* _JOB_
Extract the whole listing as it stands. Do not include the pictures.

* _DATA_

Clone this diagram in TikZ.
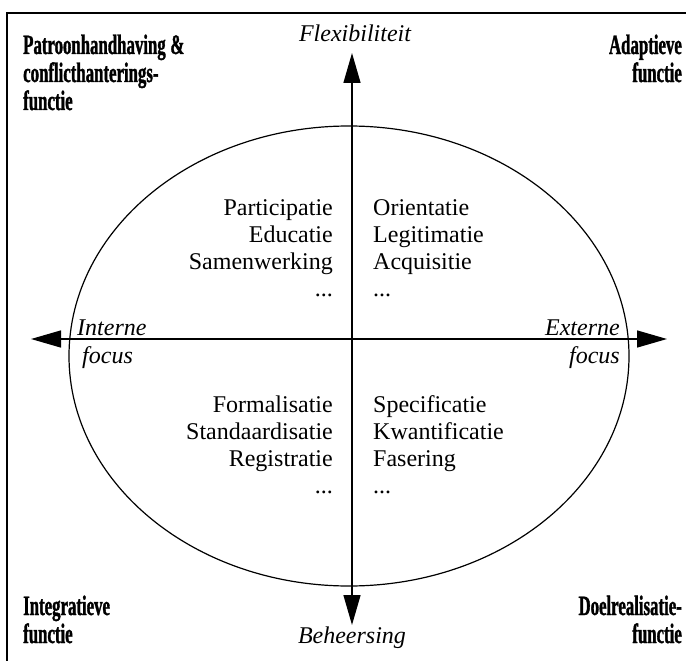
\documentclass[tikz,border=0pt]{standalone}
\usepackage{fontspec}
\setmainfont{Liberation Serif}
\newfontfamily\cbold{Liberation Serif}[FakeStretch=0.6,BoldFeatures={FakeBold=1.2}]
\usetikzlibrary{arrows.meta}
\begin{document}
\begin{tikzpicture}[x=1pt,y=-1pt,
  axis/.style={line width=1.4pt,{Triangle[length=30pt,width=17pt]}-{Triangle[length=30pt,width=17pt]}},
  reg/.style={inner sep=0pt,font=\fontsize{24}{27}\selectfont},
  ital/.style={inner sep=0pt,font=\fontsize{24}{30}\selectfont\itshape},
  corner/.style={inner sep=0pt,font=\fontsize{28}{28}\selectfont\cbold\bfseries}]
\useasboundingbox (0,0) rectangle (686,661);
\draw[line width=1.6pt] (7,661) -- (7,13) -- (686,13);
\draw[line width=1.2pt] (349,356) ellipse [x radius=280, y radius=230];
\coordinate (top) at (352,53);
\coordinate (bot) at (352,625);
\coordinate (lft) at (31,339);
\coordinate (rgt) at (667,339);
\draw[axis] (bot) -- (top);
\draw[axis] (lft) -- (rgt);
\node[ital] (flex) at (355,33) {Flexibiliteit};
\node[ital] (beh) at (352,638) {Beheersing};
\node[ital,anchor=base west] (int) at (77,335) {Interne};
\node[ital,anchor=base west] (intf) at (82,363) {focus};
\node[ital,anchor=base east] (ext) at (620,335) {Externe};
\node[ital,anchor=base east] (extf) at (620,363) {focus};
\node[reg,anchor=base east,align=right] (tl) at (333,296) {Participatie\\Educatie\\Samenwerking\\...};
\node[reg,anchor=base west,align=left] (tr) at (373,296) {Orientatie\\Legitimatie\\Acquisitie\\...};
\node[reg,anchor=base east,align=right] (bl) at (333,493) {Formalisatie\\Standaardisatie\\Registratie\\...};
\node[reg,anchor=base west,align=left] (br) at (373,493) {Specificatie\\Kwantificatie\\Fasering\\...};
\node[corner,anchor=base west,align=left] (c1) at (23,110) {Patroonhandhaving\,\&\\conflicthanterings-\\functie};
\node[corner,anchor=base east,align=right] (c2) at (682,82) {Adaptieve\\functie};
\node[corner,anchor=base west,align=left] (c3) at (23,643) {Integratieve\\functie};
\node[corner,anchor=base east,align=right] (c4) at (682,643) {Doelrealisatie-\\functie};
\end{tikzpicture}
\end{document}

* _RESPONSE TO THIS EXERCISE_
Clone this diagram in TikZ.
\documentclass[tikz,border=0pt]{standalone}
\usepackage{fontspec}
\setmainfont{Liberation Serif}
\newfontfamily\cbold{Liberation Serif}[FakeStretch=0.6,BoldFeatures={FakeBold=1.2}]
\usetikzlibrary{arrows.meta}
\begin{document}
\begin{tikzpicture}[x=1pt,y=-1pt,
  axis/.style={line width=1.4pt,{Triangle[length=30pt,width=17pt]}-{Triangle[length=30pt,width=17pt]}},
  reg/.style={inner sep=0pt,font=\fontsize{24}{27}\selectfont},
  ital/.style={inner sep=0pt,font=\fontsize{24}{30}\selectfont\itshape},
  corner/.style={inner sep=0pt,font=\fontsize{28}{28}\selectfont\cbold\bfseries}]
\useasboundingbox (0,0) rectangle (686,661);
\draw[line width=1.6pt] (7,661) -- (7,13) -- (686,13);
\draw[line width=1.2pt] (349,356) ellipse [x radius=280, y radius=230];
\coordinate (top) at (352,53);
\coordinate (bot) at (352,625);
\coordinate (lft) at (31,339);
\coordinate (rgt) at (667,339);
\draw[axis] (bot) -- (top);
\draw[axis] (lft) -- (rgt);
\node[ital] (flex) at (355,33) {Flexibiliteit};
\node[ital] (beh) at (352,638) {Beheersing};
\node[ital,anchor=base west] (int) at (77,335) {Interne};
\node[ital,anchor=base west] (intf) at (82,363) {focus};
\node[ital,anchor=base east] (ext) at (620,335) {Externe};
\node[ital,anchor=base east] (extf) at (620,363) {focus};
\node[reg,anchor=base east,align=right] (tl) at (333,296) {Participatie\\Educatie\\Samenwerking\\...};
\node[reg,anchor=base west,align=left] (tr) at (373,296) {Orientatie\\Legitimatie\\Acquisitie\\...};
\node[reg,anchor=base east,align=right] (bl) at (333,493) {Formalisatie\\Standaardisatie\\Registratie\\...};
\node[reg,anchor=base west,align=left] (br) at (373,493) {Specificatie\\Kwantificatie\\Fasering\\...};
\node[corner,anchor=base west,align=left] (c1) at (23,110) {Patroonhandhaving\,\&\\conflicthanterings-\\functie};
\node[corner,anchor=base east,align=right] (c2) at (682,82) {Adaptieve\\functie};
\node[corner,anchor=base west,align=left] (c3) at (23,643) {Integratieve\\functie};
\node[corner,anchor=base east,align=right] (c4) at (682,643) {Doelrealisatie-\\functie};
\end{tikzpicture}
\end{document}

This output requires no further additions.